===== Given material =====
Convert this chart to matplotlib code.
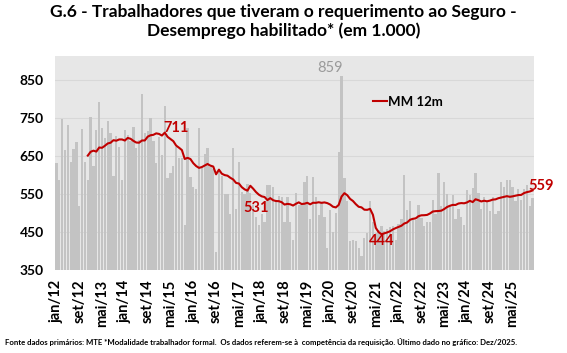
import numpy as np
import pandas as pd
import matplotlib
matplotlib.use("Agg")
import matplotlib.pyplot as plt

# --- DATA (mil requerimentos habilitados) ---
meses = ["jan", "fev", "mar", "abr", "mai", "jun", "jul", "ago", "set", "out", "nov", "dez"]
anos = list(range(2012, 2026))

v2012 = [631, 587, 746, 664, 731, 633, 669, 687, 517, 720, 634, 586]
v2013 = [752, 622, 717, 792, 722, 697, 742, 710, 597, 703, 674, 586]
v2014 = [718, 704, 690, 726, 670, 692, 812, 710, 716, 748, 688, 632]
v2015 = [700, 653, 782, 592, 604, 623, 672, 643, 643, 467, 724, 594]
v2016 = [569, 563, 724, 618, 654, 670, 620, 615, 398, 613, 597, 550]
v2017 = [550, 497, 671, 510, 634, 556, 550, 575, 552, 521, 490, 468]
v2018 = [497, 476, 574, 572, 568, 531, 545, 543, 477, 543, 477, 429]
v2019 = [552, 521, 521, 582, 597, 483, 594, 541, 495, 525, 490, 407]
v2020 = [508, 451, 499, 661, 859, 591, 530, 425, 429, 425, 408, 388]
v2021 = [434, 447, 530, 475, 447, 455, 465, 452, 458, 462, 466, 430]
v2022 = [471, 484, 600, 507, 532, 486, 480, 520, 486, 465, 475, 475]
v2023 = [533, 496, 604, 518, 582, 550, 520, 548, 484, 510, 489, 468]
v2024 = [560, 547, 565, 606, 553, 510, 543, 530, 504, 543, 497, 504]
v2025 = [581, 569, 587, 586, 567, 532, 562, 534, 562, 573, 517, 538]

valores = (v2012 + v2013 + v2014 + v2015 + v2016 + v2017 + v2018 + v2019
           + v2020 + v2021 + v2022 + v2023 + v2024 + v2025)
rotulos = [f"{m}/{str(a)[2:]}" for a in anos for m in meses]

# meses com rotulo na media movel
marcados = ["mar/15", "jun/18", "jul/21", "dez/25"]

df = pd.DataFrame({"mes": rotulos, "valor": valores})
df["mm12"] = df["valor"].rolling(12).mean()

plt.rcParams["font.family"] = ["Lato", "DejaVu Sans"]

fig = plt.figure(figsize=(5.67, 3.53), dpi=100)
ax = fig.add_axes([55 / 567, 1 - 270 / 353, (534 - 55) / 567, (270 - 56) / 353])
ax.set_facecolor("#e7e7e7")

x = np.arange(len(df))
ax.bar(x, df["valor"] - 350, bottom=350, width=0.8, color="#c3c3c3", zorder=2)
ax.plot(x, df["mm12"], color="#c00000", lw=1.5, zorder=3, label="MM 12m")

ax.set_xlim(-0.5, len(df) - 0.5)
ax.set_ylim(350, 912)
ax.set_yticks(range(350, 851, 100))
ax.grid(axis="y", color="#d8d8d8", lw=0.8, zorder=0)
ax.set_xticks(x[::8])
ax.set_xticklabels(df["mes"][::8], rotation=90, fontsize=10.5, fontweight="bold")
ax.tick_params(axis="y", labelsize=10, length=0, pad=8)
ax.tick_params(axis="x", length=0, pad=7)
for lbl in ax.get_yticklabels():
    lbl.set_fontweight("bold")
for s in ax.spines.values():
    s.set_visible(False)

# rotulos da media movel
offsets = {"mar/15": (4, 12), "jun/18": (-7, -18), "jul/21": (0, -18), "dez/25": (3, 12)}
for m in marcados:
    i = rotulos.index(m)
    v = df["mm12"][i]
    dx, dy = offsets[m]
    ax.text(i + dx, v + dy, f"{v:.0f}", color="#c00000", fontsize=10.5,
            fontweight="bold", ha="center", va="center", zorder=4)

# pico de 2020
ipico = int(np.argmax(valores))
ax.text(ipico - 4, valores[ipico] + 22, f"{valores[ipico]}", color="#9a9a9a",
        fontsize=10.5, ha="center", va="center", zorder=4)

ax.legend(loc="upper left", bbox_to_anchor=(0.64, 0.87), frameon=False,
          handlelength=1.0, handletextpad=0.1, prop={"weight": "bold", "size": 9.5})

fig.text(0.5, 0.99, "G.6 - Trabalhadores que tiveram o requerimento ao Seguro -\n"
         "Desemprego habilitado* (em 1.000)", ha="center", va="top",
         fontsize=12.5, fontweight="bold", linespacing=1.25)
fig.text(0.008, 0.02, "Fonte dados primários: MTE *Modalidade trabalhador formal.  "
         "Os dados referem-se à  competência da requisição. Último dado no gráfico: Dez/2025.",
         ha="left", va="bottom", fontsize=5.6, fontweight="bold")

fig.savefig("out.png", dpi=100)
=====
Set task ▸
Go from the first line of the data above to the line containing "anos = list(range(2012, 2026))" and retype exactly those lines, both included, but none of the pictures.

Task solution ▸
Convert this chart to matplotlib code.
import numpy as np
import pandas as pd
import matplotlib
matplotlib.use("Agg")
import matplotlib.pyplot as plt

# --- DATA (mil requerimentos habilitados) ---
meses = ["jan", "fev", "mar", "abr", "mai", "jun", "jul", "ago", "set", "out", "nov", "dez"]
anos = list(range(2012, 2026))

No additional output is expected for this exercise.